Recipe Flaky brioche

To make this dish

Ingredient list

  • Brioche dough
    500 g T55 gruau flour
    210 g egg
    25 g whole milk
    9 g fine salt
    65 g caster sugar
    11 g fresh yeast
    126 g Lescure Unsalted 250g butter Roll 82% fat
    250 g Unsalted 1kg butter Sheet 84% fat
  • Finishing touches
    SQ icing sugar

The recipe, step by step

  1. 01

    Brioche dough

    Put the yeast in the bottom of the bowl of the mixer and add the flour, salt and sugar. Add the eggs and milk and knead for 10 minutes on speed 1. Add the butter and knead on speed 2 until the butter is incorporated. Remove the dough from the bowl and wrap in plastic film. Chill for 2 hours.

    Enclose the Lescure butter sheet 84% MF in the dough.

    Give the dough 2 double turns, letting it rest for 30 minutes in the refrigerator between each turn.
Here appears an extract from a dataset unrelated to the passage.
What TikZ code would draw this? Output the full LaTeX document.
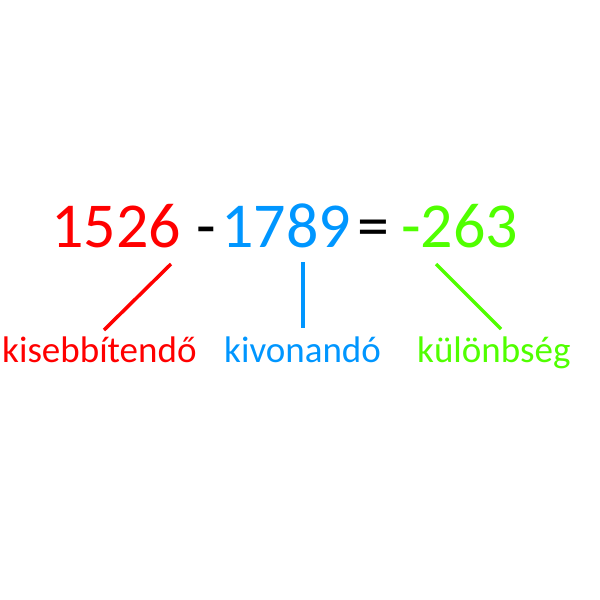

    Roll out to a thickness of 5 mm and roll the dough up into a log. Cut into 3,5 cm pieces and place in previously greased 65 mm stainless steel moulds. Let rise for 45 minutes at 30°C, then bake at 165°C for 15 minutes.

  2. 02

    Finishing touches

    Sprinkle the brioche lightly with icing sugar using a small, fine-meshed sieve.